**AIM:**
Take the listing from its first line through the line that contains "const tickLen = 4.5;" and please retype those lines exactly, leaving out the pictures.

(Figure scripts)
# # #

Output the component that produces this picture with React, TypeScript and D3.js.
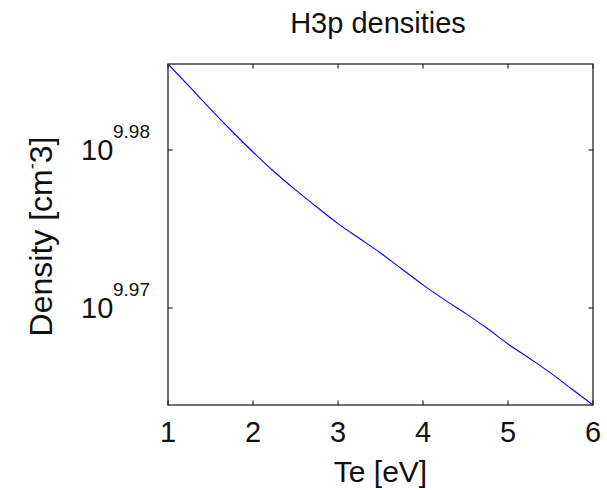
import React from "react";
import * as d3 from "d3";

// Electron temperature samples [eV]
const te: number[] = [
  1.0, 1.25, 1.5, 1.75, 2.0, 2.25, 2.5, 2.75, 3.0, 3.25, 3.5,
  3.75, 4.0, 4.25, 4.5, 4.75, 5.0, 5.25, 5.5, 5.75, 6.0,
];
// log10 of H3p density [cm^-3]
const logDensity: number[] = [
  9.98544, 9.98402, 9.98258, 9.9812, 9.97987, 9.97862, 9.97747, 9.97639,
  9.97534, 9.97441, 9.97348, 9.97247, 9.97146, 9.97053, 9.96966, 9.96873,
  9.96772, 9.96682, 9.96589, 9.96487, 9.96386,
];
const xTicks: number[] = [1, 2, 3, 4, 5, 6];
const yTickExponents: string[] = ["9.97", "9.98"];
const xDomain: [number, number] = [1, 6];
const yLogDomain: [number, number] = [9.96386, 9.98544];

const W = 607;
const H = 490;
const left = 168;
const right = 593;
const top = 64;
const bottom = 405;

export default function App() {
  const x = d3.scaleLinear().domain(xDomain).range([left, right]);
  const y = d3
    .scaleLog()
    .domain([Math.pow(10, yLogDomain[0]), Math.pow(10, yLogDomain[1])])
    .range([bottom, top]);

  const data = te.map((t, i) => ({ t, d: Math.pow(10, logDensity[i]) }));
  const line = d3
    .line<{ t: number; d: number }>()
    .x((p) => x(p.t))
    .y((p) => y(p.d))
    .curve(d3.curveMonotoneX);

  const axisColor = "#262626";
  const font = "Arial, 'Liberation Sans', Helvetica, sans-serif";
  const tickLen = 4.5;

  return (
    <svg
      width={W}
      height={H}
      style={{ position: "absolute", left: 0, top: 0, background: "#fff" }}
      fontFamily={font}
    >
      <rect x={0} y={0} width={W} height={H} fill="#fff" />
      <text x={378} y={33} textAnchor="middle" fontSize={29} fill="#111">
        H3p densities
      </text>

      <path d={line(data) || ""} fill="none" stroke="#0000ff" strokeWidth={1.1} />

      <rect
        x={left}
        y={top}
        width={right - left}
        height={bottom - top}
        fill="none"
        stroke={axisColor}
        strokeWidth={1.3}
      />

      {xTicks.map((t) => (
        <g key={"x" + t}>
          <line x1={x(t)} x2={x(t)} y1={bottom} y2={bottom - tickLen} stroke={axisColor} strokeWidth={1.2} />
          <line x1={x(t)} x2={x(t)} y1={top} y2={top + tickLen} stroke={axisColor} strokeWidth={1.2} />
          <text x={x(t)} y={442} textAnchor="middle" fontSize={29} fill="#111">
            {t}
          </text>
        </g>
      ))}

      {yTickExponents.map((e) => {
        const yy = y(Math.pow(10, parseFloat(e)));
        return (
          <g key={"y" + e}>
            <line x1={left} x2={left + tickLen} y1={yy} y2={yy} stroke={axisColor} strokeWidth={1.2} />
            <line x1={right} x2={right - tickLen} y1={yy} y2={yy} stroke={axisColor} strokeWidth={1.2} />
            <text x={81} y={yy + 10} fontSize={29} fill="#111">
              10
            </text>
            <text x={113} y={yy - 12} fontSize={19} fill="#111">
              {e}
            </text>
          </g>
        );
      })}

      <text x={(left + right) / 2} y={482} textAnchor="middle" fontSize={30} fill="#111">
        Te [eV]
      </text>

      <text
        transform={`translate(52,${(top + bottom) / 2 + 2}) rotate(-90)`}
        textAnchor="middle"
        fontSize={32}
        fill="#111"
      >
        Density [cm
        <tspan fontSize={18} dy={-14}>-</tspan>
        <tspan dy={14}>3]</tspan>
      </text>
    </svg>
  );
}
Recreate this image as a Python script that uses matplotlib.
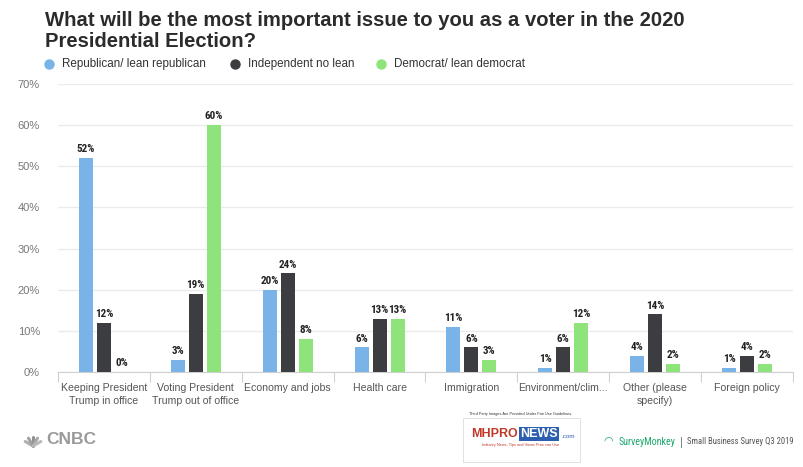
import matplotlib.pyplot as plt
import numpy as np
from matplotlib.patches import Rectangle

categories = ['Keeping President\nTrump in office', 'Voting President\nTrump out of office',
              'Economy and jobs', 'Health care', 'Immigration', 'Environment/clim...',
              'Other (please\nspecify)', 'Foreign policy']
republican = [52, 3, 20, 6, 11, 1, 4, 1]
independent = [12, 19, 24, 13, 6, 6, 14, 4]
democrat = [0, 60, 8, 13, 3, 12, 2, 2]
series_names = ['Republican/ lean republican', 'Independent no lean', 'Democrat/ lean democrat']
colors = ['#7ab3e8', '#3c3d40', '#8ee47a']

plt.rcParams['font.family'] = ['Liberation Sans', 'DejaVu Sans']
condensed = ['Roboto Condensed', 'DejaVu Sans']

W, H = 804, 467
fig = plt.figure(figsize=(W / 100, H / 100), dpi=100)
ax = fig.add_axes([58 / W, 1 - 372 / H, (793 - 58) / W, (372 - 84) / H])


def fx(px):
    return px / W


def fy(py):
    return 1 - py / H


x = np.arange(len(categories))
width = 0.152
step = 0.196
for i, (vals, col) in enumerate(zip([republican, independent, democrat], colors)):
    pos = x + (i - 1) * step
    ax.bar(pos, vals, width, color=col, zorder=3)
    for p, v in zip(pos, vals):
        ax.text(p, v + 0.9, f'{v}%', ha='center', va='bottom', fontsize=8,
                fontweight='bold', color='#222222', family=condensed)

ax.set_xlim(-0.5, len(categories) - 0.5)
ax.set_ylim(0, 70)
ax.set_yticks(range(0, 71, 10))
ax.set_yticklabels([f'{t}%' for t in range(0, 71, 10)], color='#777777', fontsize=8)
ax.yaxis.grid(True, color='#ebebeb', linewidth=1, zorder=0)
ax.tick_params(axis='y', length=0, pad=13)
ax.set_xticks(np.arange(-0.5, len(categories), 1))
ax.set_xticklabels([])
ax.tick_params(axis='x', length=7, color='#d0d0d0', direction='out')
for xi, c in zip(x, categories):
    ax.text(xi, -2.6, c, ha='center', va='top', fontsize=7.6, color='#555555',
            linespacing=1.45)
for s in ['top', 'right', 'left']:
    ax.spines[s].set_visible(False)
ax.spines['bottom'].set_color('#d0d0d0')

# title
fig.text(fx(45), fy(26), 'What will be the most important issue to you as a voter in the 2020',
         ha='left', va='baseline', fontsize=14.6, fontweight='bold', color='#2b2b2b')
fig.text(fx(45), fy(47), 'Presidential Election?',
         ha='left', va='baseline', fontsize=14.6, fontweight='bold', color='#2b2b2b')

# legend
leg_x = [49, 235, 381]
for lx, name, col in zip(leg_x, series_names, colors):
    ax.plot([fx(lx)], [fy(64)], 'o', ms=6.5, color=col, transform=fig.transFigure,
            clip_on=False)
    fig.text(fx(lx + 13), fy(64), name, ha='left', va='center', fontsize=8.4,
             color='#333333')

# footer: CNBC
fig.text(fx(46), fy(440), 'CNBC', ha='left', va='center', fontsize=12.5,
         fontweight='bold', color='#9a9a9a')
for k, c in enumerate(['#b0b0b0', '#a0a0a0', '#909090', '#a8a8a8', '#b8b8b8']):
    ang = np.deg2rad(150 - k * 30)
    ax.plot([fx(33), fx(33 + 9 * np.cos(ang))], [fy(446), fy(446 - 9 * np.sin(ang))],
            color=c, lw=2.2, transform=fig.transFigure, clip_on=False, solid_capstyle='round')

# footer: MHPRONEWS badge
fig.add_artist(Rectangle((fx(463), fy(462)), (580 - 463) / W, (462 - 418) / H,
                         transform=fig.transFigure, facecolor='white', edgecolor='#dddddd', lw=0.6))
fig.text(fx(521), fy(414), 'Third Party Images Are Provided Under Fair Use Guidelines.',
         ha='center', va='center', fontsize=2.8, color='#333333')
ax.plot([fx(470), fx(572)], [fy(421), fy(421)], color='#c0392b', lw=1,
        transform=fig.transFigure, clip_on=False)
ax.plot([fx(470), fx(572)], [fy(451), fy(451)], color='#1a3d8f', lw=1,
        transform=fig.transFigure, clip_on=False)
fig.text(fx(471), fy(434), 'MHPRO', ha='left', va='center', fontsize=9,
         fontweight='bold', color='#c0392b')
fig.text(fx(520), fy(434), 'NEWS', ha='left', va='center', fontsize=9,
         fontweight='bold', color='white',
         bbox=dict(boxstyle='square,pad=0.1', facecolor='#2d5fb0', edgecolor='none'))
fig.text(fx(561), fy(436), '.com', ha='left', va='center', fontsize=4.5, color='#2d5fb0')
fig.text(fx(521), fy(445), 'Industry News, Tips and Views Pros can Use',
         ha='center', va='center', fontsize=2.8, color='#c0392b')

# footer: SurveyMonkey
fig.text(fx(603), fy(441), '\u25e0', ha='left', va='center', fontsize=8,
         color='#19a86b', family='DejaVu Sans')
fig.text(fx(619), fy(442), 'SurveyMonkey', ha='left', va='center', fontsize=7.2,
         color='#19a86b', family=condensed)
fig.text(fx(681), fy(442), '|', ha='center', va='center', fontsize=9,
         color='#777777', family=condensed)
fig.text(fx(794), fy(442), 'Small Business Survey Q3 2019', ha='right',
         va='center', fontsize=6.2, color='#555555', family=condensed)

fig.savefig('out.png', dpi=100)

# # #

**COMPLETE RESPONSE:**
Output the component that produces this picture with React, TypeScript and D3.js.
import React from "react";
import * as d3 from "d3";

// Electron temperature samples [eV]
const te: number[] = [
  1.0, 1.25, 1.5, 1.75, 2.0, 2.25, 2.5, 2.75, 3.0, 3.25, 3.5,
  3.75, 4.0, 4.25, 4.5, 4.75, 5.0, 5.25, 5.5, 5.75, 6.0,
];
// log10 of H3p density [cm^-3]
const logDensity: number[] = [
  9.98544, 9.98402, 9.98258, 9.9812, 9.97987, 9.97862, 9.97747, 9.97639,
  9.97534, 9.97441, 9.97348, 9.97247, 9.97146, 9.97053, 9.96966, 9.96873,
  9.96772, 9.96682, 9.96589, 9.96487, 9.96386,
];
const xTicks: number[] = [1, 2, 3, 4, 5, 6];
const yTickExponents: string[] = ["9.97", "9.98"];
const xDomain: [number, number] = [1, 6];
const yLogDomain: [number, number] = [9.96386, 9.98544];

const W = 607;
const H = 490;
const left = 168;
const right = 593;
const top = 64;
const bottom = 405;

export default function App() {
  const x = d3.scaleLinear().domain(xDomain).range([left, right]);
  const y = d3
    .scaleLog()
    .domain([Math.pow(10, yLogDomain[0]), Math.pow(10, yLogDomain[1])])
    .range([bottom, top]);

  const data = te.map((t, i) => ({ t, d: Math.pow(10, logDensity[i]) }));
  const line = d3
    .line<{ t: number; d: number }>()
    .x((p) => x(p.t))
    .y((p) => y(p.d))
    .curve(d3.curveMonotoneX);

  const axisColor = "#262626";
  const font = "Arial, 'Liberation Sans', Helvetica, sans-serif";
  const tickLen = 4.5;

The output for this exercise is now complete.